If you are interested in CSAR, use the pre-defined TOSCA.meta file and create and expose CSAR archive as follows:

cd rak/functionals/
zip echo-demo.csar -r TOSCA-Metadata/ echo-demo-tosca.yaml
# Expose the created CSAR by simple HTTP python server
# CSAR will be then exposed on URL: `http://127.0.0.1:8000/example.csar`
python3 -m http.server 8000

Rok¶

A TOSCA template YAML file should be applied the same way as a Kubernetes manifest file using the rok CLI, see Rok documentation.

Create an application described by a TOSCA template YAML file:

rok kube app create --file rak/functionals/echo-demo-tosca.yaml echo-demo

Update an application described by a TOSCA template:

rok kube app update --file rak/functionals/echo-demo-update-tosca.yaml echo-demo

A TOSCA template URL or CSAR archive URL should be defined after the optional –url argument using the rok CLI, see Rok documentation.
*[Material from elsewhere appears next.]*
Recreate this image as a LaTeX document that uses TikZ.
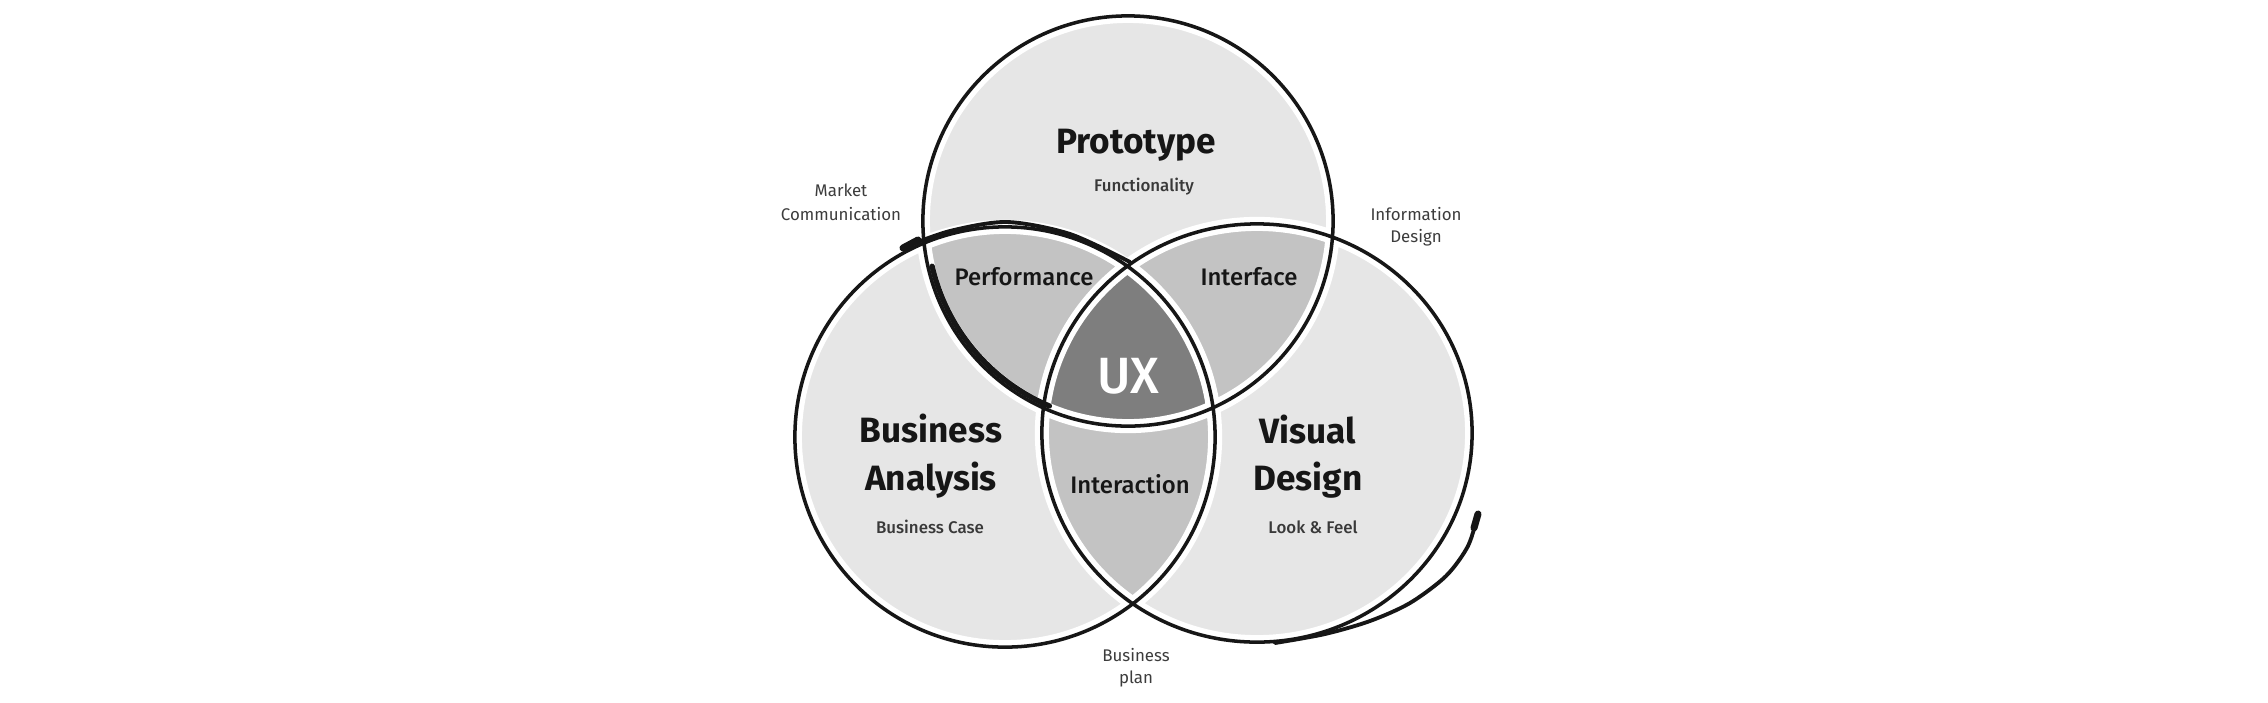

Create an application described by a TOSCA template URL:

rok kube app create --url http://127.0.0.1:8000/echo-demo-tosca.yaml echo-demo

Update an application described by a TOSCA template URL:

rok kube app update --url http://127.0.0.1:8000/echo-demo-update-tosca.yaml echo-demo

Alternatively, create an application described by a CSAR URL:

rok kube app create --url http://127.0.0.1:8000/example.csar echo-demo

Tip

Krake allows the creation of an application using e.g. a plain Kubernetes manifest and then updating it with a TOSCA or even CSAR file. The same works vice-versa. It means, that the application could be created and then updated by any supported format (Kubernetes manifest, TOSCA, CSAR).